REQUIREMENT
Starting at the first line of the data, print each line verbatim up to and including the line bearing "-113, -114, -114]", omitting pictures.
═════ AVAILABLE DATA ═════
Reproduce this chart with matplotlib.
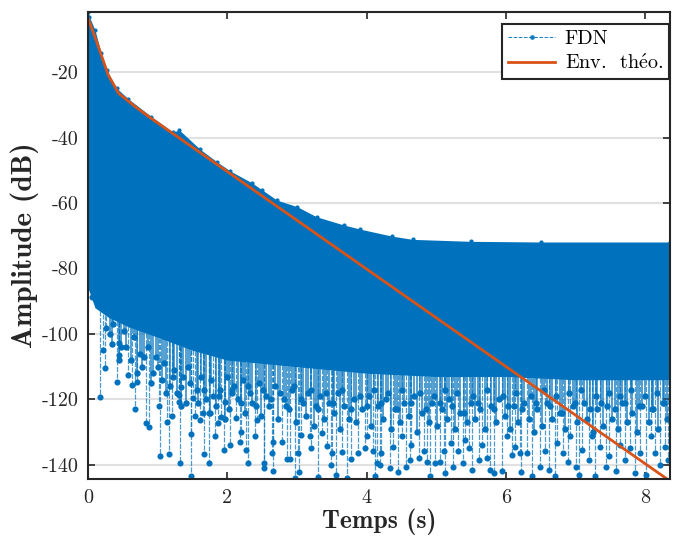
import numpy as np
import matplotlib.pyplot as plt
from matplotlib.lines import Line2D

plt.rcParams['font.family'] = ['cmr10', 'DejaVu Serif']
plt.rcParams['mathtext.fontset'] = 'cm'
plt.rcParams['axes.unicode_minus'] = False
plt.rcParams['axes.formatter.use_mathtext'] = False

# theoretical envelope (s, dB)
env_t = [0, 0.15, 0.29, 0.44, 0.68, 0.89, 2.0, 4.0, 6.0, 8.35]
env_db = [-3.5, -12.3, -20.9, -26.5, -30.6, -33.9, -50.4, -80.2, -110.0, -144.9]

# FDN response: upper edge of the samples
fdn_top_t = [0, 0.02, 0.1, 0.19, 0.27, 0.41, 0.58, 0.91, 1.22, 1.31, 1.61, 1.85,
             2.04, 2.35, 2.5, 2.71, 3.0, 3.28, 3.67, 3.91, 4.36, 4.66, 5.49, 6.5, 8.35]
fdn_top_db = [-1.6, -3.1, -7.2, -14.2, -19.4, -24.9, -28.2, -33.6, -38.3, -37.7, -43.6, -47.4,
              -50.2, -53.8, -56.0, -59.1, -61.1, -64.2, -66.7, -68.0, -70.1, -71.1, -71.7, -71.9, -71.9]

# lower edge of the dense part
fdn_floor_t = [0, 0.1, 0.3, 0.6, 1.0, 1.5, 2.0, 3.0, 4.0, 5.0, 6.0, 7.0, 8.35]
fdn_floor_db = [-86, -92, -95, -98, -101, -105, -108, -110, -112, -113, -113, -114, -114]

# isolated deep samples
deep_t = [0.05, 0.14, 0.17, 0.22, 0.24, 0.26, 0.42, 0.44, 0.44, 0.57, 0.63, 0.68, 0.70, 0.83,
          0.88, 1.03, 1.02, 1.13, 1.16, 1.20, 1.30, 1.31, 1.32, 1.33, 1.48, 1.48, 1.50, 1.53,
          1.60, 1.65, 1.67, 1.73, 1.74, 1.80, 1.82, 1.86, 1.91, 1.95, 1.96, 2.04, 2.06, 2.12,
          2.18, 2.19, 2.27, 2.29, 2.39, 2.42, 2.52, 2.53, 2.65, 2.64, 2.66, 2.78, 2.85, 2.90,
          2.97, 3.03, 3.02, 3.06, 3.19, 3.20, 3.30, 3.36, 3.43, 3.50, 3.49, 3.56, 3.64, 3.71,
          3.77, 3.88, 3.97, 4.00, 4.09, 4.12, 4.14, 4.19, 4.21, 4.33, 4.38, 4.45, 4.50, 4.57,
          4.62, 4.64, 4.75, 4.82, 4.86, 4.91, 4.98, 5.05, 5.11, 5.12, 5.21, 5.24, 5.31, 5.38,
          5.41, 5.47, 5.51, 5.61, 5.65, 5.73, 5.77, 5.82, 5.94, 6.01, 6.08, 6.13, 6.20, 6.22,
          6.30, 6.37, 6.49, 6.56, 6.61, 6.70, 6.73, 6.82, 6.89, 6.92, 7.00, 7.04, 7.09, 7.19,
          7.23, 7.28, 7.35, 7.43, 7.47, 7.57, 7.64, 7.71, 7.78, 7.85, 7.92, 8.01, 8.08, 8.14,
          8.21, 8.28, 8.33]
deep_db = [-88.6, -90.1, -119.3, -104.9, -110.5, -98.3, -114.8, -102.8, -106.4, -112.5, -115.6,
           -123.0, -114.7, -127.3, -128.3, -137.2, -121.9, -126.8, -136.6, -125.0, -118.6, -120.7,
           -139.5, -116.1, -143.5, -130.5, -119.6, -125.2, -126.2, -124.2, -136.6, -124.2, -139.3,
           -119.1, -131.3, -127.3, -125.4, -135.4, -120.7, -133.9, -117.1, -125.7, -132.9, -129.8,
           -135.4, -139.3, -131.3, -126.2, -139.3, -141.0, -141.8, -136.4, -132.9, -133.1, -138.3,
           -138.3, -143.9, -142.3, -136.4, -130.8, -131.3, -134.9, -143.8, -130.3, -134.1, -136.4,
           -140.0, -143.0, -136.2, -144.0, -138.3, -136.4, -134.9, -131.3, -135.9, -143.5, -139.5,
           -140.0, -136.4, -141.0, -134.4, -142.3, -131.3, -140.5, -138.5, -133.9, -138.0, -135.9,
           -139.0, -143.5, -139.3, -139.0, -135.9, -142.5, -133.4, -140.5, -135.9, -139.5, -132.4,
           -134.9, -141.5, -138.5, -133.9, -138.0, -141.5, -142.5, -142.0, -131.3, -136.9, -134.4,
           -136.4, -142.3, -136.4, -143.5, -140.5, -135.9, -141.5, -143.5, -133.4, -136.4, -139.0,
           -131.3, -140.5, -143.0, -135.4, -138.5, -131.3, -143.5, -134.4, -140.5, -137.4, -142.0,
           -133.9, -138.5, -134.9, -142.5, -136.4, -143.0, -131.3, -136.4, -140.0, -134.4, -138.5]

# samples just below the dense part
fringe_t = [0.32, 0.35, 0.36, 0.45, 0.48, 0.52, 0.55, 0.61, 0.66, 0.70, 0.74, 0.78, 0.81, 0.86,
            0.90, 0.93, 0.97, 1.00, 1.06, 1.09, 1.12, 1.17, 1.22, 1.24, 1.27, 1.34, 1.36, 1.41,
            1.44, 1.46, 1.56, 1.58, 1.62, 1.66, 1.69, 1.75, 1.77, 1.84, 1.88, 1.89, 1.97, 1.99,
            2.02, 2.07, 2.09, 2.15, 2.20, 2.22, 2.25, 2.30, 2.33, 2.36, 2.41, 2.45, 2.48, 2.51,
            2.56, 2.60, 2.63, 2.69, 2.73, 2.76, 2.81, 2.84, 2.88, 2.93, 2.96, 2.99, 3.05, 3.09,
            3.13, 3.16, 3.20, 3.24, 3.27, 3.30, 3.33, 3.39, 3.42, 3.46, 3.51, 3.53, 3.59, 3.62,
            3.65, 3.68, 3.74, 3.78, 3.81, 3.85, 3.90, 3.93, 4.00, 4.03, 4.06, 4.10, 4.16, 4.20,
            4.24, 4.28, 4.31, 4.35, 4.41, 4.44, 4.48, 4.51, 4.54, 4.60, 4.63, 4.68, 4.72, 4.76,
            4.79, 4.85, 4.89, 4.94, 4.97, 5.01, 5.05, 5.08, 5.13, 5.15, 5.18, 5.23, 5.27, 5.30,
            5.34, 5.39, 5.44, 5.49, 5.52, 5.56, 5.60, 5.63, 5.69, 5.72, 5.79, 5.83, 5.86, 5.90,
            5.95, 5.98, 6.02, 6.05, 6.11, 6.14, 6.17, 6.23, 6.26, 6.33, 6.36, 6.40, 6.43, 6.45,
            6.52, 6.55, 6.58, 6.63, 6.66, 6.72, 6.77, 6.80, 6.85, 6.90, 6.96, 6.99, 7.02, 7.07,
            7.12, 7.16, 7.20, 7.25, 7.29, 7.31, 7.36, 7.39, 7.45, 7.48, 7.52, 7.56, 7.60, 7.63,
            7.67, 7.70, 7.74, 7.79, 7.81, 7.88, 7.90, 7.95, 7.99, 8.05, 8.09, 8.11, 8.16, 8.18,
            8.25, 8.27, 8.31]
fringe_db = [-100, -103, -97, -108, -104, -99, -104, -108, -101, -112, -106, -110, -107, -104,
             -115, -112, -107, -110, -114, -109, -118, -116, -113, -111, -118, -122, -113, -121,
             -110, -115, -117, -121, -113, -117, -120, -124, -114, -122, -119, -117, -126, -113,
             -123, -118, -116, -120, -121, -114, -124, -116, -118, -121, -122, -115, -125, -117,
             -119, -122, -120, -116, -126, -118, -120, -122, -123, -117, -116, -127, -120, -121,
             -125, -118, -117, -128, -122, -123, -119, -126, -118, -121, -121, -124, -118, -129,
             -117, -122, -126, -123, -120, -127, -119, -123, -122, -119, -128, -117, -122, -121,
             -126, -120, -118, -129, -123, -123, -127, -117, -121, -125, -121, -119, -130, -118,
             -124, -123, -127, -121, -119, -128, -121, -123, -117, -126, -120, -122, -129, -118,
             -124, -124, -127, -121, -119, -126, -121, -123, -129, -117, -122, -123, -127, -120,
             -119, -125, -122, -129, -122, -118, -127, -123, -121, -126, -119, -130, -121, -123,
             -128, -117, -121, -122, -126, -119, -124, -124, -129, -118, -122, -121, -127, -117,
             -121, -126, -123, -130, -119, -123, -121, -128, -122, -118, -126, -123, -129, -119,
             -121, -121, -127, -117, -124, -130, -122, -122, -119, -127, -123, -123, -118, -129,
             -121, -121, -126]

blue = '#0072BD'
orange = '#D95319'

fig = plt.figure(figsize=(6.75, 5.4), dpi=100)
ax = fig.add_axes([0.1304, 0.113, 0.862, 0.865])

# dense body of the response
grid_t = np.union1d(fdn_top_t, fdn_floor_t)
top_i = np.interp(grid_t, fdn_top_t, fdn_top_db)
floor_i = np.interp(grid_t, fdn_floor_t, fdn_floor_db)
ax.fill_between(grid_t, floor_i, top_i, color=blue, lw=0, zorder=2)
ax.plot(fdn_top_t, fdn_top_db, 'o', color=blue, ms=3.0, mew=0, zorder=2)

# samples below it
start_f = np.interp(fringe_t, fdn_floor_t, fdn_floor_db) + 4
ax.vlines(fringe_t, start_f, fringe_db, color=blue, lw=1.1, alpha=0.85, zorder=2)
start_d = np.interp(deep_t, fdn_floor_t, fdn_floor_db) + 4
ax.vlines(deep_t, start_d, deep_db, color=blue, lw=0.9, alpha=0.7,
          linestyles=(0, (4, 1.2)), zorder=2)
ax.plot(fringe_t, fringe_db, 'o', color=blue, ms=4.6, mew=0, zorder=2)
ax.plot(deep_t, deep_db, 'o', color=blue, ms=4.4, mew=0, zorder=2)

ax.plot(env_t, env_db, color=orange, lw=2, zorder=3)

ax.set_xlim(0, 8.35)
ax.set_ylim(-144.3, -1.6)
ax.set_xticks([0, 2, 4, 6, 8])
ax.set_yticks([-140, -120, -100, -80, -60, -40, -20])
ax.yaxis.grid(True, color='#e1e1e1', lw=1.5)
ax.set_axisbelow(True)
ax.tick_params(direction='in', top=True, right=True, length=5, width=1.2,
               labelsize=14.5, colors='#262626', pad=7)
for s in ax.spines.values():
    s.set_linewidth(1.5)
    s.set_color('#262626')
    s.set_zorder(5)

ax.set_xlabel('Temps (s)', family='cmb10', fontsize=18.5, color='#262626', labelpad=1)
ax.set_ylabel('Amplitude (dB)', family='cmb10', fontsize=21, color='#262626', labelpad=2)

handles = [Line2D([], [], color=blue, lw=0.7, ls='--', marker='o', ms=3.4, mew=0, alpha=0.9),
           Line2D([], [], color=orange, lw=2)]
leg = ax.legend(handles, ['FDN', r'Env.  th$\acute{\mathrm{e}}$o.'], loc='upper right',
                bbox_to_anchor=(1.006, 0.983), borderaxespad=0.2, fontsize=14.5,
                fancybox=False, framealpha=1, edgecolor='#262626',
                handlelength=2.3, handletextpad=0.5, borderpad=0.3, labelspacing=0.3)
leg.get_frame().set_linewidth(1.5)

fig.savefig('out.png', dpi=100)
═════
FINISHED TASK
Reproduce this chart with matplotlib.
import numpy as np
import matplotlib.pyplot as plt
from matplotlib.lines import Line2D

plt.rcParams['font.family'] = ['cmr10', 'DejaVu Serif']
plt.rcParams['mathtext.fontset'] = 'cm'
plt.rcParams['axes.unicode_minus'] = False
plt.rcParams['axes.formatter.use_mathtext'] = False

# theoretical envelope (s, dB)
env_t = [0, 0.15, 0.29, 0.44, 0.68, 0.89, 2.0, 4.0, 6.0, 8.35]
env_db = [-3.5, -12.3, -20.9, -26.5, -30.6, -33.9, -50.4, -80.2, -110.0, -144.9]

# FDN response: upper edge of the samples
fdn_top_t = [0, 0.02, 0.1, 0.19, 0.27, 0.41, 0.58, 0.91, 1.22, 1.31, 1.61, 1.85,
             2.04, 2.35, 2.5, 2.71, 3.0, 3.28, 3.67, 3.91, 4.36, 4.66, 5.49, 6.5, 8.35]
fdn_top_db = [-1.6, -3.1, -7.2, -14.2, -19.4, -24.9, -28.2, -33.6, -38.3, -37.7, -43.6, -47.4,
              -50.2, -53.8, -56.0, -59.1, -61.1, -64.2, -66.7, -68.0, -70.1, -71.1, -71.7, -71.9, -71.9]

# lower edge of the dense part
fdn_floor_t = [0, 0.1, 0.3, 0.6, 1.0, 1.5, 2.0, 3.0, 4.0, 5.0, 6.0, 7.0, 8.35]
fdn_floor_db = [-86, -92, -95, -98, -101, -105, -108, -110, -112, -113, -113, -114, -114]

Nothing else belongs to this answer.